# Set task:
Copy every line that mentions the word "image".

# Data entries:
+ + + + +
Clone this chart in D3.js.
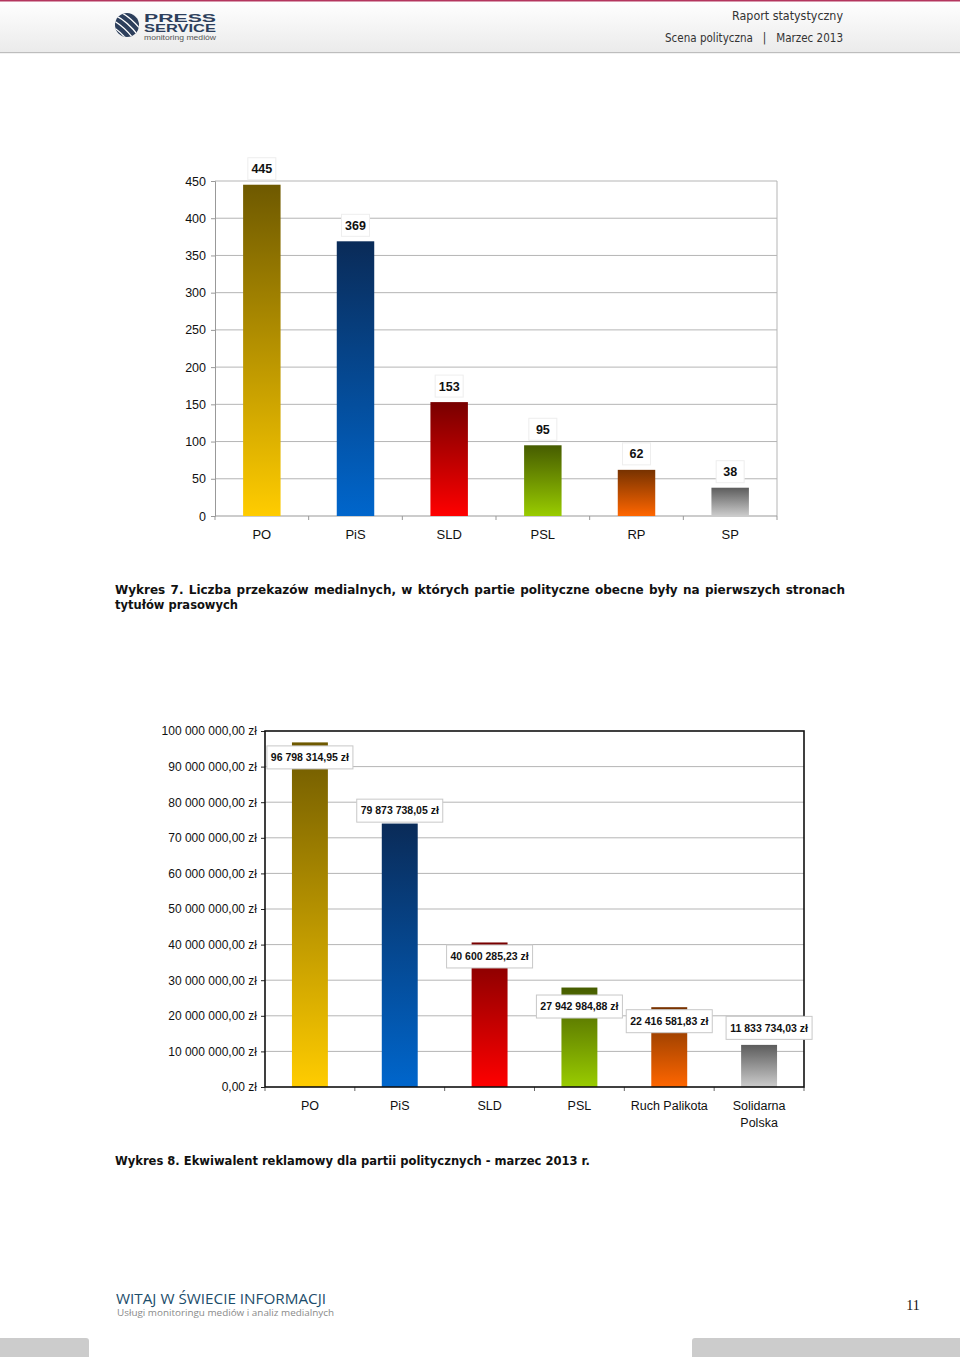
+ + + + +
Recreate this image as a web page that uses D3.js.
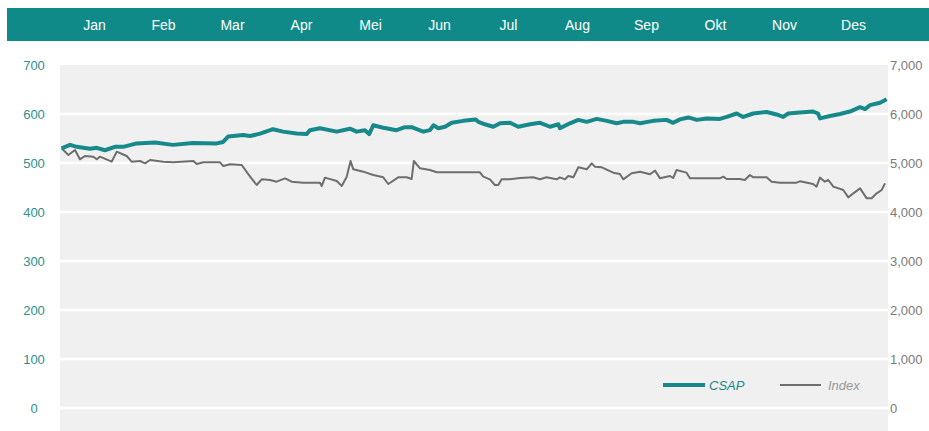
+ + + + +
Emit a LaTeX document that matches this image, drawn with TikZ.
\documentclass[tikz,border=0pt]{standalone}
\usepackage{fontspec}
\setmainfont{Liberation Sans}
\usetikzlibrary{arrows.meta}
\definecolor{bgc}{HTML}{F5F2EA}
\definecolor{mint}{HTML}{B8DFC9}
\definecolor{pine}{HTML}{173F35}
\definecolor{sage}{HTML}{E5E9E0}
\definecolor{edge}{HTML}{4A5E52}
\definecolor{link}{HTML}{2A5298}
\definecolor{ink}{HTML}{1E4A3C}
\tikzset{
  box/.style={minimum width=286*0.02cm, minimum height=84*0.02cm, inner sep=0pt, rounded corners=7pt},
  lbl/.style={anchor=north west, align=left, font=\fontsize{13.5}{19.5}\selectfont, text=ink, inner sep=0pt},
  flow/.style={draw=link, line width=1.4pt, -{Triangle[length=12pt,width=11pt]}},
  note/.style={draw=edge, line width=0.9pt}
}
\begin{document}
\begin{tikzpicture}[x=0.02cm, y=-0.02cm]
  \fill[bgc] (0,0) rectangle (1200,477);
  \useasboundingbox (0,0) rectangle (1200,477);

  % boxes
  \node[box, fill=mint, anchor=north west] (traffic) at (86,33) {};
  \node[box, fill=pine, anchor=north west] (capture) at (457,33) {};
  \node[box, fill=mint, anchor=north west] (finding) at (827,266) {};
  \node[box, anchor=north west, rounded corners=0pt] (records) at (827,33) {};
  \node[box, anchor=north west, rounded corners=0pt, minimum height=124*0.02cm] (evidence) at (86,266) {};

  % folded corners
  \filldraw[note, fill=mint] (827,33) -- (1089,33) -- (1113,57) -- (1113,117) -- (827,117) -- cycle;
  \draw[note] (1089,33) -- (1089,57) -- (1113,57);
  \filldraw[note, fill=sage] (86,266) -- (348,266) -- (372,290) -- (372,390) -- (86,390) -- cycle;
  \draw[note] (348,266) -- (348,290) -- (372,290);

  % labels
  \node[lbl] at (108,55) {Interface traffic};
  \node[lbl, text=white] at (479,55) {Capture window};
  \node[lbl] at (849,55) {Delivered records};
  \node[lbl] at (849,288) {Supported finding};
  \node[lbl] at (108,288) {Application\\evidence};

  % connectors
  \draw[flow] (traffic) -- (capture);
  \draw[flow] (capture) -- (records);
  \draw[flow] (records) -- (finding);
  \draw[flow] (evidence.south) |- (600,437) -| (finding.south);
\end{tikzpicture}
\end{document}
+ + + + +
# Answer below:
Recreate this image as a web page that uses D3.js.
Emit a LaTeX document that matches this image, drawn with TikZ.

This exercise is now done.